La fotografia, diffusa ieri, è stata scattata dall’osservatorio Crif e da Nomisma ed è l’istantanea dell’intelaiatura del nostro sistema imprenditoriale, appunto composto da microimprese e piccoli operatori economici. Che, a giudicare dai dati Crif-Nomisma, investitori non lo sono quasi più se la percentuale, nel 2011, è scesa al 19,3% a fronte del 25,3% registrato nel 2010 e del 35,4% nel 2007, toccando il livello più basso degli ultimi 5 anni (si veda il grafico sotto). In ulteriore calo anche quelli che hanno programmato investimenti nel 2012 (solo il 17% del totale). Il principale ostacolo secondo il campione degli intervistati è la netta flessione della domanda interna, da cui dipende l’andamento delle microattività e che è indicato dal 63,2% degli imprenditori. Nonostante nel 2011 sia cresciuta la quota destinata all’acquisto di macchinari e attrezzature (19,1%) e al rafforzamento della sicurezza aziendale (16,4%), sono proprio queste le voci di investimento che negli ultimi tre anni hanno subito una più drastica riduzione e che subiranno un ulteriore ridimensionamento nel 2012. Quest’anno, poi, la mannaia della riduzione riguarderà con più vigore i capitoli di spesa “immateriali”, come informatizzazione e formazione del personale.

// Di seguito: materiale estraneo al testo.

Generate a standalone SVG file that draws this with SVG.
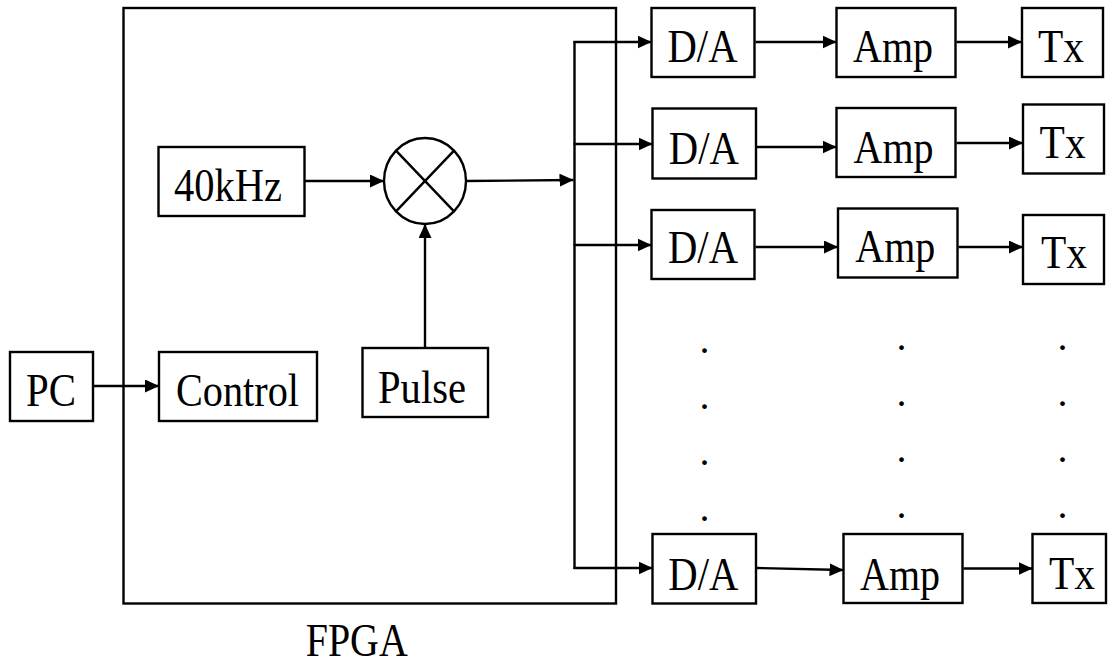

Maggiormente colpite le microimprese del nord-est che mostrano maggiore “stagnazione” e investimenti pari solo al 18%, mentre il centro-sud reagisce e, col suo 20%, si colloca in testa per aree geografiche. Per quanto riguarda la qualità del credito erogato, dalla ricerca emerge che il tasso di sofferenza (almeno 6 rate scadute e non pagate) dei microimprenditori, a settembre 2011, è stato pari al 10%, tornando sui valori sperimentati nel periodo più acuto della crisi, ma le difficoltà del contesto economico determinano un peggioramento anche nell’evoluzione dei tassi di insolvenza. I tassi di insolvenza leggera (1 o 2 rate), dopo essere scesi nel corso di tutto il 2010 sino al 4,6%, hanno ripreso a salire attestandosi a settembre 2011 al 4,9%, così come i tassi di insolvenza grave (da 3 a 5 rate) sono tornati a crescere, chiudendo a fine settembre al 2,14% (nel 2010 avevano toccato a 1,97% il punto più leggero). Anche i tassi di decadimento – che misurano dinamicamente l’incidenza delle nuove posizioni in sofferenza rispetto a un portafoglio di posizioni in bonis all’inizio del periodo di rilevazione – dopo la contrazione dei primi due trimestri del 2011 a settembre hanno invertito parzialmente la direzione: il tasso di decadimento a 180 giorni è, infatti, salito al 3,62%, mentre quello a 90 giorni si è assestato a quota 5,38%, sostanzialmente in linea con il trimestre precedente.

Oggi oltre il 60% della valutazione del merito creditizio di una microimpresa non si basa su dati economico-finanziari ma sulla storia creditizia dell’impresa e su quella personale del suo titolare. Manca una griglia di sistema e di valutazione per l’accesso al credito. Per questo il tandem Crif-Nomisma ha messo a punto uno scoring che cerca di leggere l’affidabilità dell’impresa attraverso informazioni non tradizionali, attraverso la regolarità del pagamento delle utenze, da parte delle imprese, e le relative performance di pagamento verso i propri fornitori.